What’s keeping you busy at work?
 
I feel very lucky to see some of the highest profile deals come across my desk and there’s never a dull moment. I tend to work on transactions together with my partners across the firm, and what keeps me busy is generally what is keeping the firm busy. There is a lot of securitisations, collateralised loan obligations (CLOs) and other repackaging of debt at the moment. 
 
I’m also involved in a fair amount of disputes work at the moment, both at the enquiry stage and before the tribunals.
 
If you could make one change to a tax law, what would it be? 
 
Let’s make that two. I think the hybrids rules are terrible – they just smack of something which seemed like a good idea conceptually, but in the real world they are almost unworkable.
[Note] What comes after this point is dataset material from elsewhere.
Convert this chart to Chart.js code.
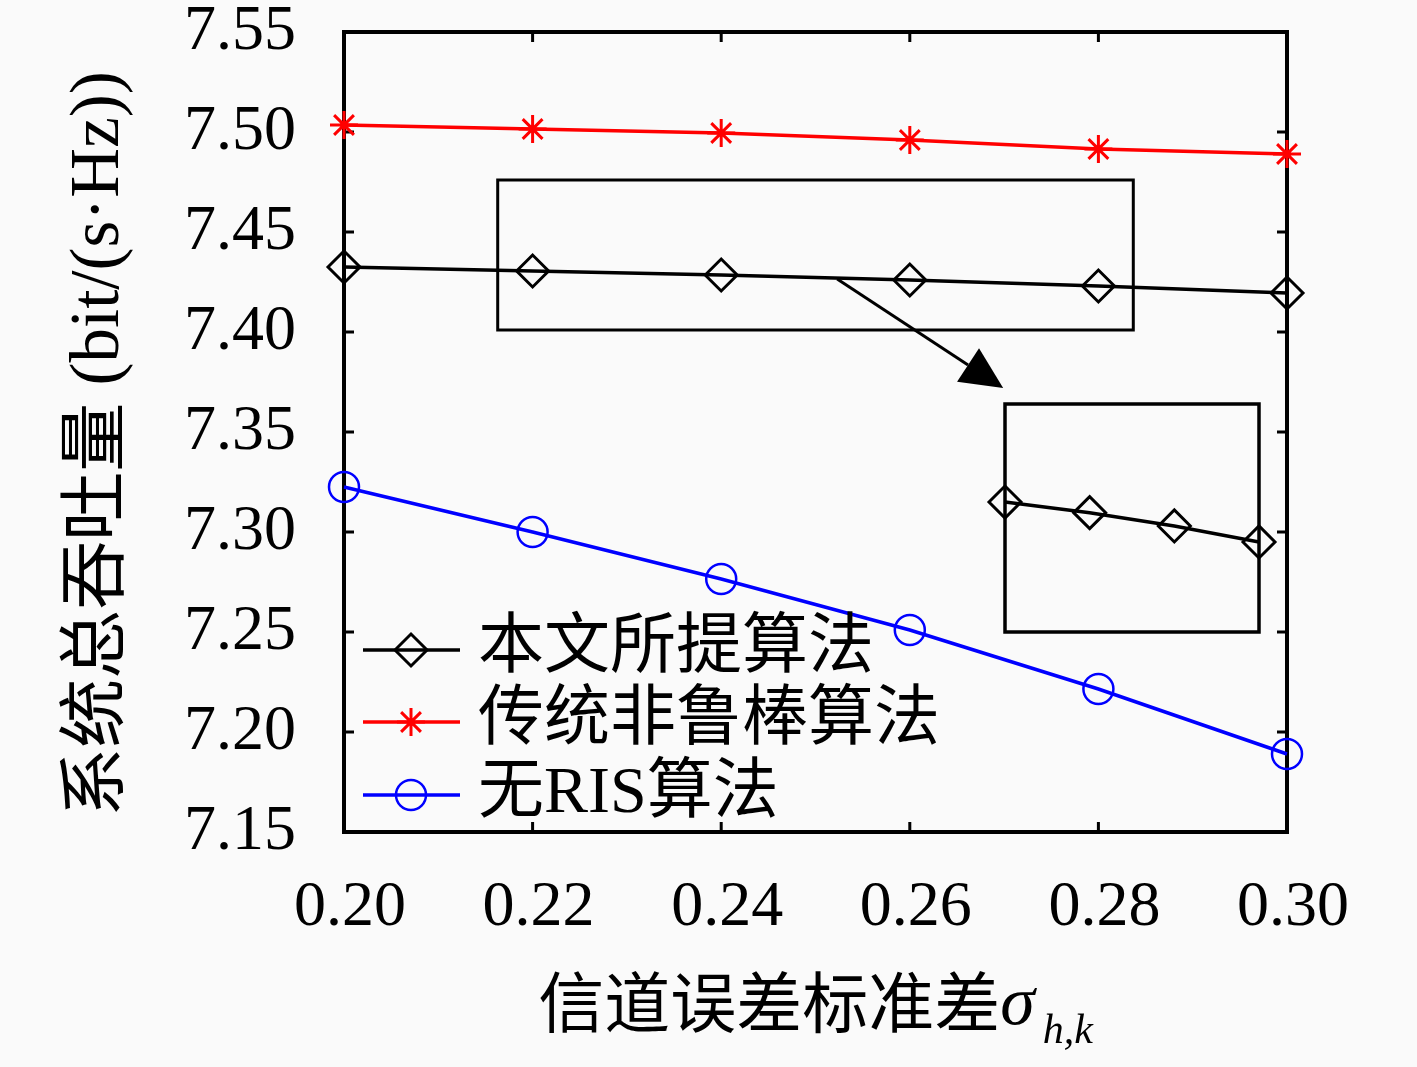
<!DOCTYPE html>
<html>
<head>
<meta charset="utf-8">
<script src="https://cdn.jsdelivr.net/npm/chart.js@4.4.1/dist/chart.umd.min.js"></script>
<style>
  html, body { margin: 0; padding: 0; background: #fafafa; }
  #wrap { position: relative; width: 1417px; height: 1067px; }
  #main { position: absolute; left: 0; top: 0; }
  #inset { position: absolute; left: 975px; top: 374px; }
</style>
</head>
<body>
<div id="wrap">
  <canvas id="main" width="1417" height="1067"></canvas>
  <canvas id="inset" width="314" height="288"></canvas>
</div>
<script>
// data
const sigma = [0.20, 0.22, 0.24, 0.26, 0.28, 0.30];
const proposed = [7.4325, 7.4305, 7.4285, 7.4260, 7.4230, 7.4195];
const nonRobust = [7.5035, 7.5015, 7.4995, 7.4960, 7.4915, 7.4890];
const noRIS = [7.3225, 7.3000, 7.2765, 7.2510, 7.2215, 7.1890];
const seriesNames = ['本文所提算法', '传统非鲁棒算法', '无RIS算法'];
const xTicks = [0.20, 0.22, 0.24, 0.26, 0.28, 0.30];
const yTicks = [7.15, 7.20, 7.25, 7.30, 7.35, 7.40, 7.45, 7.50, 7.55];

// zoom annotation (data coords)
const zoomBox = [0.2163, 7.401, 0.2837, 7.476];
const arrowFrom = [0.2523, 7.4265];
const arrowTo = [0.2699, 7.372];
const insetRange = { x: [0.22, 0.28], y: [7.4061, 7.4489] };

const SERIF = '"Liberation Serif", "DejaVu Serif", serif';
const MIXED = '"Liberation Serif", "Noto Sans CJK SC", sans-serif';

function pts(ys) { return sigma.map((x, i) => ({ x: x, y: ys[i] })); }

const looks = [
  { color: '#000000', pointStyle: 'rectRot', r: 16, pw: 3 },
  { color: '#ff0000', pointStyle: 'star', r: 14, pw: 3 },
  { color: '#0000ff', pointStyle: 'circle', r: 15, pw: 2.5 }
];

function ds(label, data, l) {
  return {
    label: label, data: data,
    borderColor: l.color, borderWidth: 3.5, tension: 0, fill: false,
    pointStyle: l.pointStyle, pointRadius: l.r, pointBorderWidth: l.pw,
    pointBorderColor: l.color, pointBackgroundColor: 'rgba(0,0,0,0)',
    clip: false
  };
}

function legendMarker(ctx, l, x, y) {
  ctx.save();
  ctx.strokeStyle = l.color; ctx.lineWidth = l.pw;
  ctx.beginPath();
  if (l.pointStyle === 'rectRot') {
    ctx.moveTo(x - l.r, y); ctx.lineTo(x, y - l.r); ctx.lineTo(x + l.r, y); ctx.lineTo(x, y + l.r); ctx.closePath();
  } else if (l.pointStyle === 'circle') {
    ctx.arc(x, y, l.r, 0, Math.PI * 2);
  } else {
    for (let k = 0; k < 4; k++) {
      const a = k * Math.PI / 4;
      ctx.moveTo(x - Math.cos(a) * l.r, y - Math.sin(a) * l.r);
      ctx.lineTo(x + Math.cos(a) * l.r, y + Math.sin(a) * l.r);
    }
  }
  ctx.stroke();
  ctx.restore();
}

const framePlugin = {
  id: 'frame',
  beforeDatasetsDraw(chart) {
    const { ctx, chartArea: a, scales: { x, y } } = chart;
    ctx.save();
    ctx.strokeStyle = '#000'; ctx.lineWidth = 4;
    ctx.strokeRect(a.left, a.top, a.right - a.left, a.bottom - a.top);
    ctx.lineWidth = 3;
    ctx.beginPath();
    x.ticks.forEach(t => {
      const px = x.getPixelForValue(t.value);
      ctx.moveTo(px, a.bottom); ctx.lineTo(px, a.bottom - 10);
      ctx.moveTo(px, a.top); ctx.lineTo(px, a.top + 10);
    });
    y.ticks.forEach(t => {
      const py = y.getPixelForValue(t.value);
      ctx.moveTo(a.left, py); ctx.lineTo(a.left + 10, py);
      ctx.moveTo(a.right, py); ctx.lineTo(a.right - 10, py);
    });
    ctx.stroke();

    // zoom rectangle
    const bx0 = x.getPixelForValue(zoomBox[0]), by0 = y.getPixelForValue(zoomBox[3]);
    const bx1 = x.getPixelForValue(zoomBox[2]), by1 = y.getPixelForValue(zoomBox[1]);
    ctx.strokeRect(bx0, by0, bx1 - bx0, by1 - by0);

    // arrow
    const ax0 = x.getPixelForValue(arrowFrom[0]), ay0 = y.getPixelForValue(arrowFrom[1]);
    const ax1 = x.getPixelForValue(arrowTo[0]), ay1 = y.getPixelForValue(arrowTo[1]);
    const ang = Math.atan2(ay1 - ay0, ax1 - ax0);
    const hl = 42, hw = 20;
    const bx = ax1 - Math.cos(ang) * hl, by = ay1 - Math.sin(ang) * hl;
    ctx.beginPath();
    ctx.moveTo(ax0, ay0); ctx.lineTo(bx, by);
    ctx.stroke();
    ctx.beginPath();
    ctx.moveTo(ax1, ay1);
    ctx.lineTo(bx + Math.sin(ang) * hw, by - Math.cos(ang) * hw);
    ctx.lineTo(bx - Math.sin(ang) * hw, by + Math.cos(ang) * hw);
    ctx.closePath();
    ctx.fillStyle = '#000';
    ctx.fill();
    ctx.restore();
  },
  afterDraw(chart) {
    const { ctx, chartArea: a } = chart;
    ctx.save();
    // legend
    const rows = [a.bottom - 182, a.bottom - 110, a.bottom - 37];
    chart.data.datasets.forEach((d, i) => {
      const l = looks[i], yy = rows[i];
      ctx.strokeStyle = l.color; ctx.lineWidth = 3.5;
      ctx.beginPath(); ctx.moveTo(a.left + 19, yy); ctx.lineTo(a.left + 116, yy); ctx.stroke();
      legendMarker(ctx, l, a.left + 67, yy);
      ctx.fillStyle = '#000';
      ctx.font = '66px ' + MIXED;
      ctx.textAlign = 'left'; ctx.textBaseline = 'middle';
      ctx.fillText(d.label, a.left + 134, yy);
    });

    // y title
    ctx.save();
    ctx.translate(100, 444);
    ctx.rotate(-Math.PI / 2);
    ctx.font = '69px ' + MIXED;
    ctx.textAlign = 'center'; ctx.textBaseline = 'middle';
    ctx.fillText('系统总吞吐量 (bit/(s·Hz))', 0, 0);
    ctx.restore();

    // x title with subscript
    const main = '信道误差标准差';
    ctx.font = '66px ' + MIXED;
    const w1 = ctx.measureText(main).width;
    ctx.font = 'italic 70px ' + SERIF;
    const w2 = ctx.measureText('σ').width;
    ctx.font = 'italic 42px ' + SERIF;
    const w3 = ctx.measureText('h,k').width;
    let tx = (a.left + a.right) / 2 - (w1 + w2 + 8 + w3) / 2;
    const ty = 1010;
    ctx.textAlign = 'left'; ctx.textBaseline = 'middle';
    ctx.font = '66px ' + MIXED;
    ctx.fillText(main, tx, ty);
    tx += w1;
    ctx.font = 'italic 70px ' + SERIF;
    ctx.fillText('σ', tx, ty - 4);
    tx += w2 + 8;
    ctx.font = 'italic 42px ' + SERIF;
    ctx.fillText('h,k', tx, ty + 22);
    ctx.restore();
  }
};

new Chart(document.getElementById('main'), {
  type: 'line',
  data: {
    datasets: [
      ds(seriesNames[0], pts(proposed), looks[0]),
      ds(seriesNames[1], pts(nonRobust), looks[1]),
      ds(seriesNames[2], pts(noRIS), looks[2])
    ]
  },
  options: {
    responsive: false, animation: false, devicePixelRatio: 1, events: [],
    layout: { padding: { top: 32, right: 130, left: 0, bottom: 0 } },
    scales: {
      x: {
        type: 'linear', min: 0.2, max: 0.3,
        afterBuildTicks: s => { s.ticks = xTicks.map(v => ({ value: v })); },
        afterFit: s => { s.height = 235; s.paddingLeft = 0; s.paddingRight = 0; },
        grid: { display: false }, border: { display: false },
        ticks: { padding: 30, labelOffset: 6, color: '#000', font: { size: 64, family: SERIF }, callback: v => v.toFixed(2), maxRotation: 0 }
      },
      y: {
        min: 7.15, max: 7.55,
        afterBuildTicks: s => { s.ticks = yTicks.map(v => ({ value: v })); },
        afterFit: s => { s.width = 344; s.paddingTop = 0; s.paddingBottom = 0; },
        grid: { display: false }, border: { display: false },
        ticks: { padding: 40, color: '#000', font: { size: 64, family: SERIF }, callback: v => v.toFixed(2) }
      }
    },
    plugins: { legend: { display: false }, tooltip: { enabled: false } }
  },
  plugins: [framePlugin]
});

// inset: zoomed view of the proposed algorithm
const insetFrame = {
  id: 'insetFrame',
  beforeDatasetsDraw(chart) {
    const { ctx, chartArea: a } = chart;
    ctx.save();
    ctx.strokeStyle = '#000'; ctx.lineWidth = 3.5;
    ctx.strokeRect(a.left, a.top, a.right - a.left, a.bottom - a.top);
    ctx.restore();
  }
};

new Chart(document.getElementById('inset'), {
  type: 'line',
  data: { datasets: [ds(seriesNames[0], pts(proposed).slice(1, 5), looks[0])] },
  options: {
    responsive: false, animation: false, devicePixelRatio: 1, events: [],
    layout: { padding: 30 },
    scales: {
      x: { type: 'linear', display: false, min: insetRange.x[0], max: insetRange.x[1] },
      y: { display: false, min: insetRange.y[0], max: insetRange.y[1] }
    },
    plugins: { legend: { display: false }, tooltip: { enabled: false } }
  },
  plugins: [insetFrame]
});
</script>
</body>
</html>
If you take ten entirely commercial cross-border financial transactions, two or three of them will be caught on a technicality. HMRC has to be applauded for the effort put into the guidance, but it is an impossible job to make the guidance even nearly comprehensive.
 
I would also like to see a sensible ‘reverse’ Ramsay/GAAR principle that works in the taxpayer’s favour should an inappropriate or unfair tax charge otherwise arise. It’s nothing more than giving HMRC and the courts the discretion not to apply a charge that is patently wrong.
 
Is there anything you know now that you wish you’d known at the start of your career?
 
I am a scientist by education, and started my career treating the tax law as a perfect logical system from which the correct and logical answer can always be derived.
 
It’s not – it’s all about judgment and people. Advising a client is much more about how one would expect HMRC to view an arrangement, or a judge in case it were ever to get that far. Case law precedent can (and usually will) be distinguished if the answer doesn’t seem right, and can only take the analysis so far.
 
I have a rule of thumb when advising on a difficult point. I imagine myself in a meeting room opposite HMRC during an enquiry and ask whether I would go into that meeting feeling confident that I could persuade HMRC. It focuses the mind.
 
Is there a recent case that has caught your eye? 
 
It has to be Ivey v Genting [2017] UKSC 67 – a Supreme Court decision concerning the meaning of ‘honesty’, which is the key ingredient of tax evasion. Some degree of culpability has always been required, but now an action just needs to be considered dishonest by the reasonable man or woman.
 
This could be a real problem given the limited understanding of tax by the wider public. We’ve had front page headlines calling the quoted eurobond exemption, the substantial shareholdings exemption and even using carried forward loss ‘tax avoidance’. It doesn’t take much to call more obscure tax planning ‘dishonest’. 
 
I’m hopeful that in practice this will come to nothing – but it could be used as a threat.
 
What are your views on the current state of the UK tax system?
 
The biggest change during my career has been the introduction of regimes that are intended to change behaviour without changing the substance of the tax code. The regime I come across most regularly is the code of practice on taxation for banks, but there is also DOTAS, promoters of tax avoidance schemes (POTAS), the enablers regime, the GAAR, and the list goes on…
 
It is all part of a move to make HMRC more like a regulator in the same vein as the FCA, the Prudential Regulation Authority and the Competition and Markets Authority.
 
I think there is a sense amongst our profession that tax is different and should be governed by black letter law – but we’re never going to get back to that situation and we have to work with reality.
 
Finally, you might not know this about me but… 
 
I think I’m having a mid-life crisis. I’ve taken up skiing and (horse) riding this year, and have my first rock-climbing lesson in a few weeks.